How to Choose for Your Project

Start with the application. Outdoor landscape lighting covering a large yard? Low-voltage is almost always the answer—easier to install, lower operating cost, safer to service. Single flood light on the side of the house? Line-voltage is simpler and brighter. Kitchen recessed lighting? Line-voltage if you want standard bulbs and existing switch control; low-voltage if you're retrofitting and want slim pucks with minimal demo.

Ask your electrician for a side-by-side quote. Material cost, labor hours, and long-term energy use all factor in. A low-voltage system may cost more up front for the transformer and specialized fixtures but pay back in five years on your power bill. A line-voltage system may install faster with off-the-shelf parts but cost more monthly.

Consider future changes. Low-voltage landscape systems are easy to expand—add a transformer pigtail and a new fixture. Line-voltage additions require pulling wire, adding a box, and possibly upgrading the circuit if you're near capacity. For accent lighting you'll rearrange in a few years, low-voltage offers flexibility.

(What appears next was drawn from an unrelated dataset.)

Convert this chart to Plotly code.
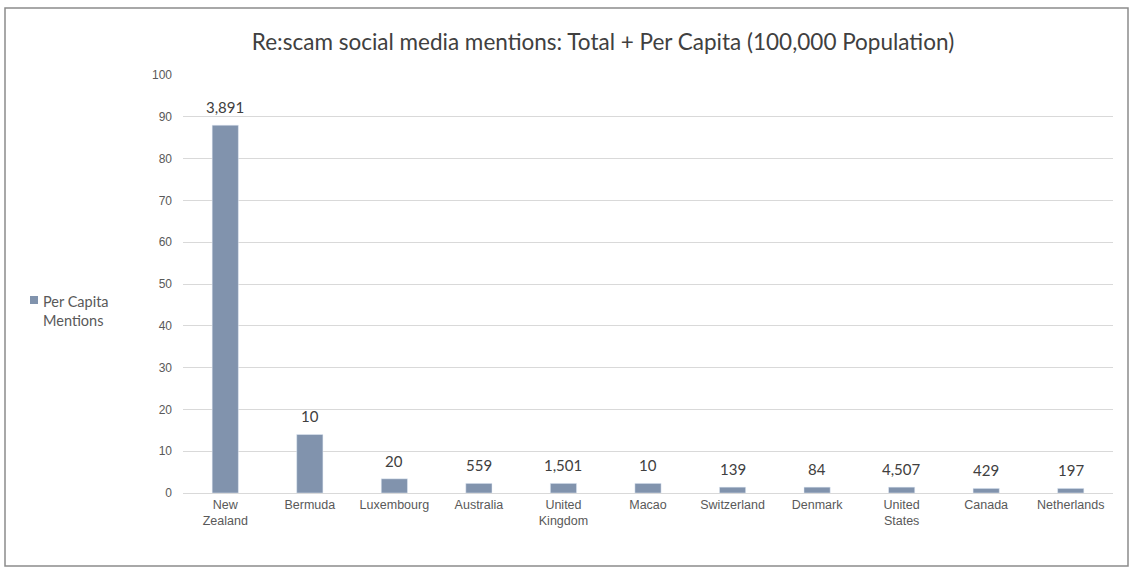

If you're replacing an existing system, match the voltage unless you're doing a full remodel. Swapping a line-voltage chandelier for another line-voltage fixture is straightforward. Converting to low-voltage means installing a transformer, patching the old junction box, and rerouting switch control—more labor, more cost.

For more guidance on lighting upgrades, wiring questions, or any electrical concern, visit our blog for practical how-to articles and safety tips.

Frequently Asked Questions

Can I install low-voltage landscape lighting myself?

You can run the low-voltage wire and connect fixtures downstream of the transformer. Installing the transformer itself—if hardwired into a panel or junction box—is line-voltage work requiring a licensed electrician. Plug-in transformers into an existing outdoor GFCI outlet are typically DIY-safe.

Why do my landscape lights dim at the far end of the run?

Voltage drop over distance. A 12V system loses a higher percentage of voltage in the wire than a 120V system. Use heavier gauge wire, add a second transformer midway, or reduce the number of fixtures on that run.

Do low-voltage systems need permits?

The low-voltage wiring itself often doesn't, but installing a hardwired transformer or tapping a line-voltage circuit for power typically does. Check with your local building department—rules vary by jurisdiction.

Can I use a dimmer switch on low-voltage lights?

Only if the transformer and fixtures are rated for dimming. Standard line-voltage dimmers won't work; you need a low-voltage compatible dimmer or a dimmable transformer. Mixing incompatible components causes flickering or damage.

Which is more energy-efficient, low-voltage or line-voltage LED lighting?

LED efficiency is similar at both voltages—the bulb wattage matters more than the supply voltage. Low-voltage systems lose a bit of energy in the transformer, but the difference is minor. Choose based on installation ease and voltage drop concerns, not energy savings.